JOB: Would you retype, exactly and without the pictures, the lines between the line holding "Recreate this image" and the line holding "1, 0.3, 0.3];", inclusive, and nothing else?

MATERIAL FOR THE TASK:

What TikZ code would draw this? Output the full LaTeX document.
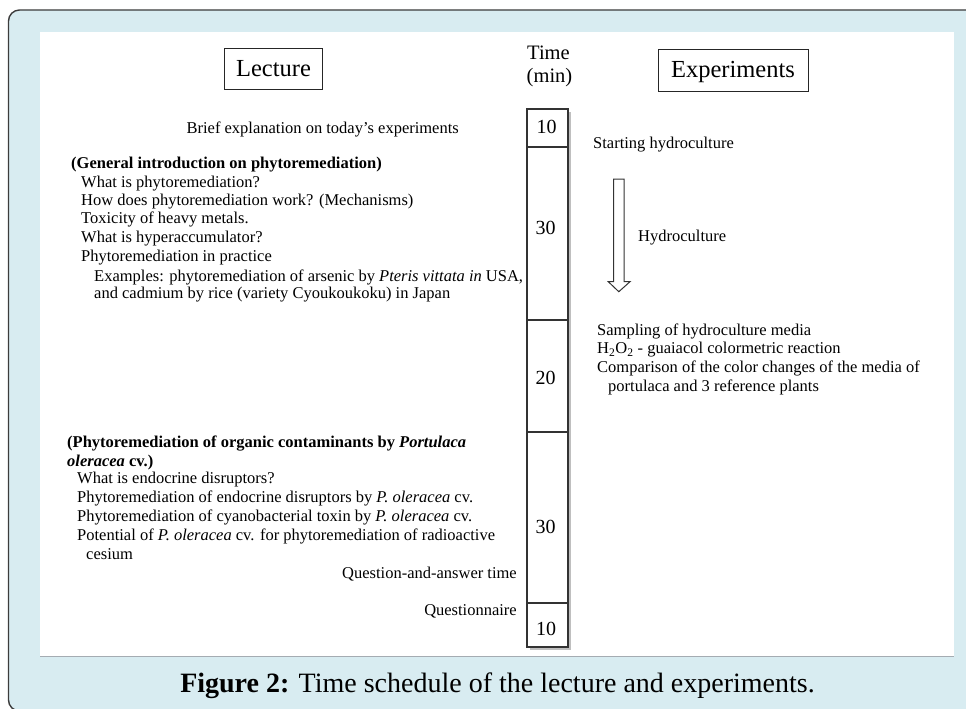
\documentclass[tikz,border=0pt]{standalone}
\usepackage{fontspec}
\setmainfont{Liberation Serif}
\definecolor{bgblue}{RGB}{216,236,241}
\definecolor{framegray}{RGB}{60,60,60}
\definecolor{rulegray}{RGB}{165,172,178}
\tikzset{
  body/.style={font=\fontsize{16.5}{18}\selectfont, inner sep=0pt, anchor=base west},
  bodyr/.style={font=\fontsize{16.5}{18}\selectfont, inner sep=0pt, anchor=base east},
  hdrbox/.style={draw=black!85, line width=0.9pt, inner sep=0pt},
  hdrlabel/.style={font=\fontsize{24.5}{26}\selectfont, inner sep=0pt, anchor=base},
  hdrtext/.style={font=\fontsize{20.5}{22}\selectfont, inner sep=0pt},
  tbox/.style={draw=black!80, line width=1.2pt, fill=white, minimum width=41pt, inner sep=0pt},
  num/.style={font=\fontsize{20}{21}\selectfont, inner sep=0pt},
}
\begin{document}
\begin{tikzpicture}[x=1pt,y=-1pt]
\useasboundingbox (0,0) rectangle (966,709);
\clip (0,0) rectangle (966,709);
% frame
\draw[fill=bgblue, draw=framegray, line width=1.4pt, rounded corners=11pt] (8.5,10) rectangle (1000,711);
\fill[white] (40,32) rectangle (954,655.5);
\draw[rulegray, line width=1.6pt] (40,656.3) -- (954,656.3);

% headers
\node[hdrbox, minimum width=98pt, minimum height=41pt] (lec) at (273.5,68.5) {};
\node[hdrlabel] (lect) at (273.5,76.5) {Lecture};
\node[hdrbox, minimum width=150pt, minimum height=42pt] (exp) at (733,70) {};
\node[hdrlabel] (expt) at (733,77.5) {Experiments};
\node[hdrtext] (time) at (548.5,53) {Time};
\node[hdrtext] (min) at (549.5,78) {(min)};

% time column
\fill[black!25] (530,112) rectangle (570.5,649.5);
\node[tbox, minimum height=38pt] (t1) at (547.5,128) {};
\node[tbox, minimum height=173pt] (t2) at (547.5,233.5) {};
\node[tbox, minimum height=112pt] (t3) at (547.5,376) {};
\node[tbox, minimum height=171pt] (t4) at (547.5,517.5) {};
\node[tbox, minimum height=44pt] (t5) at (547.5,625) {};
\node[num] (n1) at (546.5,127) {10};
\node[num] (n2) at (545.5,228) {30};
\node[num] (n3) at (545.5,378) {20};
\node[num] (n4) at (545.5,527) {30};
\node[num] (n5) at (546,629) {10};

% lecture side
\node[bodyr] (l0) at (459,133) {Brief explanation on today's experiments};
\node[body] (l1) at (71,168) {\textbf{(General introduction on phytoremediation)}};
\node[body] (l2) at (81,187) {What is phytoremediation?};
\node[body] (l3) at (81,205) {How does phytoremediation work? (Mechanisms)};
\node[body] (l4) at (81,223.5) {Toxicity of heavy metals.};
\node[body] (l5) at (81,242) {What is hyperaccumulator?};
\node[body] (l6) at (81,261) {Phytoremediation in practice};
\node[body] (l7) at (94,281) {Examples: phytoremediation of arsenic by \textit{Pteris vittata in} USA,};
\node[body] (l8) at (94,298.5) {and cadmium by rice (variety Cyoukoukoku) in Japan};

\node[body] (m1) at (67,447) {\textbf{(Phytoremediation of organic contaminants by \textit{Portulaca}}};
\node[body] (m2) at (67,466.5) {\textbf{\textit{oleracea} cv.)}};
\node[body] (m3) at (77,483.5) {What is endocrine disruptors?};
\node[body] (m4) at (77,502) {Phytoremediation of endocrine disruptors by \textit{P. oleracea} cv.};
\node[body] (m5) at (77,521) {Phytoremediation of cyanobacterial toxin by \textit{P. oleracea} cv.};
\node[body] (m6) at (77,540) {Potential of \textit{P. oleracea} cv. for phytoremediation of radioactive};
\node[body] (m7) at (86,559) {cesium};
\node[bodyr] (m8) at (517,578) {Question-and-answer time};
\node[bodyr] (m9) at (517,615) {Questionnaire};

% experiments side
\node[body] (e1) at (593,148) {Starting hydroculture};
\node[body] (e2) at (638,241) {Hydroculture};
\node[body] (e3) at (597,335) {Sampling of hydroculture media};
\node[body] (e4) at (597,353.5) {H\textsubscript{2}O\textsubscript{2} - guaiacol colormetric reaction};
\node[body] (e5) at (597,372) {Comparison of the color changes of the media of};
\node[body] (e6) at (608,391) {portulaca and 3 reference plants};

% hollow arrow
\draw[black!80, line width=1pt, fill=white, line join=miter]
  (613.7,179) -- (624,179) -- (624,281.7) -- (630,281.7) -- (618.8,291.7)
  -- (608.3,281.7) -- (613.7,281.7) -- cycle;

% caption
\node[font=\fontsize{28}{30}\selectfont, inner sep=0pt, anchor=base] (cap) at (497.5,692)
  {\textbf{Figure 2:} Time schedule of the lecture and experiments.};
\end{tikzpicture}
\end{document}
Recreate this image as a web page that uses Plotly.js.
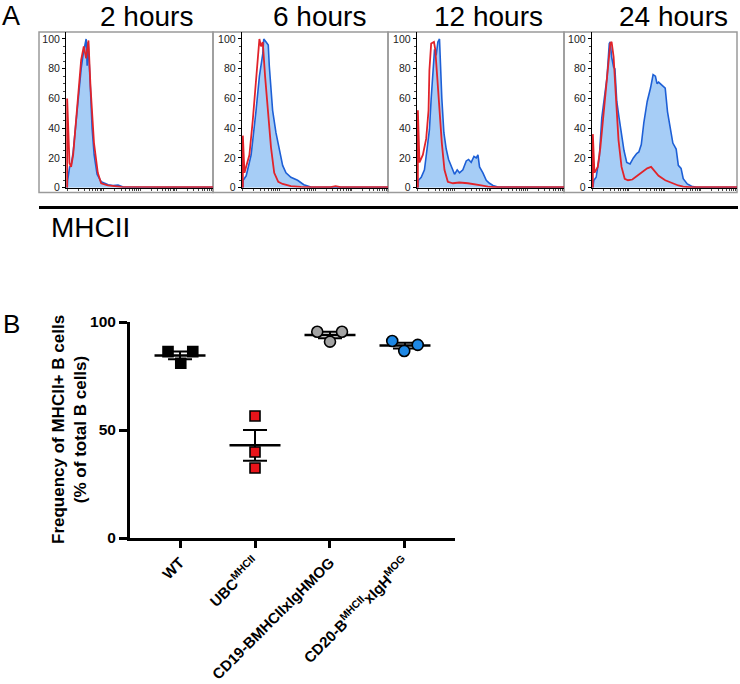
<!DOCTYPE html>
<html>
<head>
<meta charset="utf-8">
<script src="https://cdn.plot.ly/plotly-3.0.1.min.js"></script>
<style>html,body{margin:0;padding:0;background:#fff;}#chart{width:740px;height:684px;}</style>
</head>
<body>
<div id="chart"></div>
<script>
// ---------- Panel A data: MHCII histograms (x = relative fluorescence 0-100, y = % of max) ----------
const hourLabels = ['2 hours', '6 hours', '12 hours', '24 hours'];

const h2BlueX = [0, 0.3, 1.7, 2.7, 4.1, 6.2, 8.2, 9.6, 11.0, 12.3, 13.0, 13.7, 14.4, 15.8, 17.1, 18.5, 20.5, 23.3, 28.1, 31.5, 34.9, 38.4, 100];
const h2BlueY = [0, 5, 14, 15, 24, 45, 70, 80, 90, 97, 100, 82, 98, 70, 40, 22, 9, 4, 2, 1.5, 1.8, 0.5, 0.2];
const h2RedX  = [0, 0, 1.6, 2.7, 4.1, 6.2, 9.6, 11.4, 13.0, 14.6, 16.0, 18.4, 21.0, 23.3, 27.9, 37.0, 100];
const h2RedY  = [0, 60, 16.6, 14, 22, 47, 86, 95, 87, 99, 68, 30, 10, 3, 1.5, 0.5, 0.3];

const h6BlueX = [0, 0.2, 2.3, 5.7, 9.1, 11.4, 13.7, 14.4, 16.0, 17.5, 18.2, 19.4, 20.5, 22.8, 25.1, 27.4, 29.7, 33.1, 37.7, 42.0, 46.8, 100];
const h6BlueY = [0, 5, 8, 22, 52, 75, 90, 100, 98, 96, 82, 66, 52, 37, 26, 15, 10, 7, 5, 2, 0.5, 0.2];
const h6RedX  = [0, 0, 1.1, 4.5, 6.8, 9.1, 11.4, 12.5, 13.7, 15.3, 17.1, 19.4, 21.6, 24.4, 27.4, 33.1, 39.9, 60.5, 63.9, 67.3, 100];
const h6RedY  = [0, 35, 10, 22, 45, 72, 100, 95, 98, 75, 52, 27, 10, 4, 2.5, 1, 0.5, 0.3, 1, 0.3, 0.3];

const h12BlueX = [0, 0.4, 2.3, 4.5, 6.4, 7.9, 9.1, 10.3, 11.4, 12.5, 13.7, 14.8, 15.5, 16.4, 17.8, 19.4, 21.0, 22.8, 25.1, 26.9, 28.5, 30.8, 33.1, 34.7, 36.5, 38.4, 40.0, 41.1, 42.2, 44.5, 46.8, 49.0, 51.4, 54.8, 100];
const h12BlueY = [0, 5, 7, 12, 27, 39, 60, 78, 93, 89, 98, 100, 82, 60, 37, 26, 19, 15, 9, 12, 10, 12, 18, 19, 17, 21, 20, 22, 14, 10, 5, 3, 1.5, 0.5, 0.2];
const h12RedX  = [0, 0, 1.1, 3.4, 5.7, 7.3, 7.9, 9.1, 11.0, 11.9, 13.2, 14.8, 16.4, 18.2, 20.5, 24.0, 28.3, 34.2, 38.6, 43.4, 47.9, 53.6, 100];
const h12RedY  = [0, 52, 17, 22, 33, 52, 79, 97, 98, 93, 75, 52, 30, 12, 4, 3, 3.5, 3, 2.5, 1.5, 0.7, 0.3, 0.3];

const h24BlueX = [0, 0.7, 2.3, 4.5, 6.2, 8.0, 9.8, 11.4, 12.1, 13.0, 14.4, 15.3, 16.6, 18.2, 19.9, 21.6, 23.5, 25.8, 28.1, 30.4, 31.9, 33.6, 35.4, 37.7, 40.0, 41.8, 43.4, 44.5, 45.6, 48.0, 50.2, 51.8, 53.6, 55.5, 57.8, 59.3, 61.2, 62.7, 65.5, 68.5, 71.9, 100];
const h24BlueY = [0, 5, 7, 21, 47, 61, 74, 97, 98, 88, 81, 80, 58, 47, 36, 25, 17, 16, 20, 23, 24, 29, 44, 58, 67, 76, 75, 70, 71, 69, 67, 51, 42, 30, 26, 15, 13, 6, 2.5, 1, 0.3, 0.2];
const h24RedX  = [0, 0, 1.1, 3.4, 5.2, 6.8, 8.4, 10.3, 12.1, 13.0, 14.4, 16.0, 17.8, 19.9, 22.1, 24.4, 27.4, 30.8, 34.2, 37.7, 40.4, 42.2, 45.6, 50.2, 54.8, 59.3, 62.7, 67.3, 100];
const h24RedY  = [0, 36, 10, 14, 27, 43, 61, 83, 97, 98, 88, 61, 32, 14, 6, 5, 5.5, 8, 10.5, 13, 14, 12, 8, 5, 3, 1.5, 0.7, 0.3, 0.3];

const histTicks = [0, 20, 40, 60, 80, 100];

// ---------- Panel B data: frequency of MHCII+ B cells ----------
const groupLabels = ['WT', 'UBC<sup>MHCII</sup>', 'CD19-BMHCIIxIgHMOG', 'CD20-B<sup>MHCII</sup>xIgH<sup>MOG</sup>'];
const wtValues   = [86.3, 86.3, 80.9];
const ubcValues  = [56.5, 39.8, 32.4];
const cd19Values = [95.5, 95.5, 90.9];
const cd20Values = [91.2, 86.6, 89.4];
const wtOffset   = [-0.16, 0.17, 0.01];
const ubcOffset  = [0, 0, 0];
const cd19Offset = [-0.17, 0.16, 0];
const cd20Offset = [-0.17, -0.01, 0.17];
const freqTicks = [0, 50, 100];

// ---------- helpers ----------
const W = 740, H = 684;
const px = v => v / W;
const py = v => 1 - v / H;

const BLUE = '#1d5fd6', FILL = 'rgba(150,196,244,0.85)', RED = '#e1232a';

const histSets = [
  [h2BlueX, h2BlueY, h2RedX, h2RedY],
  [h6BlueX, h6BlueY, h6RedX, h6RedY],
  [h12BlueX, h12BlueY, h12RedX, h12RedY],
  [h24BlueX, h24BlueY, h24RedX, h24RedY]
];
const axisLeft = [66, 241.7, 416.7, 591.7];
const boxEdges = [39, 213, 388, 564, 737];
const titleCenters = [146, 319, 488, 673];

const traces = [];
const layout = {
  width: W, height: H,
  margin: {l: 0, r: 0, t: 0, b: 0},
  paper_bgcolor: '#fff', plot_bgcolor: 'rgba(0,0,0,0)',
  showlegend: false,
  font: {family: 'Liberation Sans, Arial, sans-serif', color: '#000'},
  annotations: [], shapes: []
};

// log-decade style minor ticks for the fluorescence axis
const decadeTicks = [];
for (let d = 0; d < 4; d++) for (let k = 1; k <= 9; k++) decadeTicks.push((d + Math.log10(k)) * 25);

histSets.forEach((s, i) => {
  const n = i + 1;
  const xa = 'x' + (n === 1 ? '' : n), ya = 'y' + (n === 1 ? '' : n);
  traces.push({x: s[0], y: s[1], xaxis: xa, yaxis: ya, type: 'scatter', mode: 'lines',
    line: {color: BLUE, width: 1.6}, fill: 'tozeroy', fillcolor: FILL, hoverinfo: 'skip'});
  traces.push({x: s[2], y: s[3], xaxis: xa, yaxis: ya, type: 'scatter', mode: 'lines',
    line: {color: RED, width: 1.8}, hoverinfo: 'skip'});
  const xk = 'xaxis' + (n === 1 ? '' : n), yk = 'yaxis' + (n === 1 ? '' : n);
  layout[xk] = {domain: [px(axisLeft[i]), px(boxEdges[i + 1])], anchor: ya, range: [-0.8, 100],
    showgrid: false, zeroline: false, showline: true, linecolor: '#000', linewidth: 1,
    tickvals: decadeTicks, ticks: 'outside', ticklen: 2.5, tickwidth: 1, tickcolor: '#444',
    showticklabels: false};
  layout[yk] = {domain: [py(187.7), py(32)], anchor: xa, range: [0, 104.7],
    showgrid: false, zeroline: false, showline: true, linecolor: '#000', linewidth: 1,
    tickvals: histTicks, ticks: 'outside', ticklen: 3, tickwidth: 1, tickcolor: '#000',
    minor: {dtick: 5, ticks: 'outside', ticklen: 2, tickcolor: '#444'},
    tickfont: {size: 10.5, color: '#222'}};
  layout.shapes.push({type: 'rect', xref: 'paper', yref: 'paper',
    x0: px(boxEdges[i]), x1: px(boxEdges[i + 1]), y0: py(192.5), y1: py(32),
    line: {color: '#9a9a9a', width: 1.5}, layer: 'below'});
  layout.annotations.push({text: hourLabels[i], xref: 'paper', yref: 'paper',
    x: px(titleCenters[i]), y: py(0), xanchor: 'center', yanchor: 'top', showarrow: false,
    borderpad: 0, font: {size: 28, color: '#000'}});
});

layout.annotations.push({text: 'A', xref: 'paper', yref: 'paper', x: px(1), y: py(0),
  xanchor: 'left', yanchor: 'top', borderpad: 0, showarrow: false, font: {size: 27}});
layout.annotations.push({text: 'MHCII', xref: 'paper', yref: 'paper', x: px(49), y: py(227),
  xanchor: 'left', yanchor: 'middle', showarrow: false, font: {size: 28}});
layout.annotations.push({text: 'B', xref: 'paper', yref: 'paper', x: px(1), y: py(324),
  xanchor: 'left', yanchor: 'middle', showarrow: false, font: {size: 26}});
layout.shapes.push({type: 'line', xref: 'paper', yref: 'paper', x0: px(39), x1: px(738),
  y0: py(207.5), y1: py(207.5), line: {color: '#000', width: 3}});

// ---------- Panel B ----------
const groups = [
  {vals: wtValues, off: wtOffset, symbol: 'square', color: '#000000'},
  {vals: ubcValues, off: ubcOffset, symbol: 'square', color: '#e8141a'},
  {vals: cd19Values, off: cd19Offset, symbol: 'circle', color: '#a3a3a3'},
  {vals: cd20Values, off: cd20Offset, symbol: 'circle', color: '#1e88e5'}
];
const means = [], sems = [];
groups.forEach((g, i) => {
  const m = g.vals.reduce((a, b) => a + b, 0) / g.vals.length;
  const sd = Math.sqrt(g.vals.reduce((a, b) => a + (b - m) * (b - m), 0) / (g.vals.length - 1));
  means.push(m); sems.push(sd / Math.sqrt(g.vals.length));
  traces.push({x: [i - 0.34, i + 0.34], y: [m, m], xaxis: 'x5', yaxis: 'y5', type: 'scatter',
    mode: 'lines', line: {color: '#000', width: 2.5}, hoverinfo: 'skip'});
});
traces.push({x: [0, 1, 2, 3], y: means, xaxis: 'x5', yaxis: 'y5', type: 'scatter', mode: 'markers',
  marker: {size: 1, color: 'rgba(0,0,0,0)'},
  error_y: {type: 'data', array: sems, visible: true, color: '#000', thickness: 2, width: 12},
  hoverinfo: 'skip'});
groups.forEach((g, i) => {
  traces.push({x: g.off.map(o => i + o), y: g.vals, xaxis: 'x5', yaxis: 'y5', type: 'scatter',
    mode: 'markers', cliponaxis: false,
    marker: {symbol: g.symbol, size: g.symbol === 'square' ? 10 : 11, color: g.color,
      line: {color: '#000', width: 1.6}}, hoverinfo: 'skip'});
});

layout.xaxis5 = {domain: [px(130), px(455)], anchor: 'y5', range: [-0.667, 3.667],
  showgrid: false, zeroline: false, showline: true, linecolor: '#000', linewidth: 3,
  tickvals: [0, 1, 2, 3], ticktext: groupLabels.map(t => '<b>' + t + '</b>'),
  ticks: 'outside', ticklen: 7, tickwidth: 3, tickcolor: '#000', tickangle: -45,
  tickfont: {size: 15, color: '#000'}};
layout.yaxis5 = {domain: [py(538), py(322)], anchor: 'x5', range: [0, 100],
  showgrid: false, zeroline: false, showline: true, linecolor: '#000', linewidth: 3,
  tickvals: freqTicks, ticktext: freqTicks.map(t => '<b>' + t + '</b>'),
  ticks: 'outside', ticklen: 8, tickwidth: 3, tickcolor: '#000',
  tickfont: {size: 15.5, color: '#000'}};
layout.annotations.push({text: '<b>Frequency of MHCII+ B cells</b><br><b>(% of total B cells)</b>',
  xref: 'paper', yref: 'paper', x: px(69), y: py(430), xanchor: 'center', yanchor: 'middle',
  textangle: -90, showarrow: false, font: {size: 17, color: '#000'}});

Plotly.newPlot('chart', traces, layout, {staticPlot: true, displayModeBar: false});
</script>
</body>
</html>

SOLUTION TO THIS EXERCISE:
Recreate this image as a web page that uses Plotly.js.
<!DOCTYPE html>
<html>
<head>
<meta charset="utf-8">
<script src="https://cdn.plot.ly/plotly-3.0.1.min.js"></script>
<style>html,body{margin:0;padding:0;background:#fff;}#chart{width:740px;height:684px;}</style>
</head>
<body>
<div id="chart"></div>
<script>
// ---------- Panel A data: MHCII histograms (x = relative fluorescence 0-100, y = % of max) ----------
const hourLabels = ['2 hours', '6 hours', '12 hours', '24 hours'];

const h2BlueX = [0, 0.3, 1.7, 2.7, 4.1, 6.2, 8.2, 9.6, 11.0, 12.3, 13.0, 13.7, 14.4, 15.8, 17.1, 18.5, 20.5, 23.3, 28.1, 31.5, 34.9, 38.4, 100];
const h2BlueY = [0, 5, 14, 15, 24, 45, 70, 80, 90, 97, 100, 82, 98, 70, 40, 22, 9, 4, 2, 1.5, 1.8, 0.5, 0.2];
const h2RedX  = [0, 0, 1.6, 2.7, 4.1, 6.2, 9.6, 11.4, 13.0, 14.6, 16.0, 18.4, 21.0, 23.3, 27.9, 37.0, 100];
const h2RedY  = [0, 60, 16.6, 14, 22, 47, 86, 95, 87, 99, 68, 30, 10, 3, 1.5, 0.5, 0.3];

const h6BlueX = [0, 0.2, 2.3, 5.7, 9.1, 11.4, 13.7, 14.4, 16.0, 17.5, 18.2, 19.4, 20.5, 22.8, 25.1, 27.4, 29.7, 33.1, 37.7, 42.0, 46.8, 100];
const h6BlueY = [0, 5, 8, 22, 52, 75, 90, 100, 98, 96, 82, 66, 52, 37, 26, 15, 10, 7, 5, 2, 0.5, 0.2];
const h6RedX  = [0, 0, 1.1, 4.5, 6.8, 9.1, 11.4, 12.5, 13.7, 15.3, 17.1, 19.4, 21.6, 24.4, 27.4, 33.1, 39.9, 60.5, 63.9, 67.3, 100];
const h6RedY  = [0, 35, 10, 22, 45, 72, 100, 95, 98, 75, 52, 27, 10, 4, 2.5, 1, 0.5, 0.3, 1, 0.3, 0.3];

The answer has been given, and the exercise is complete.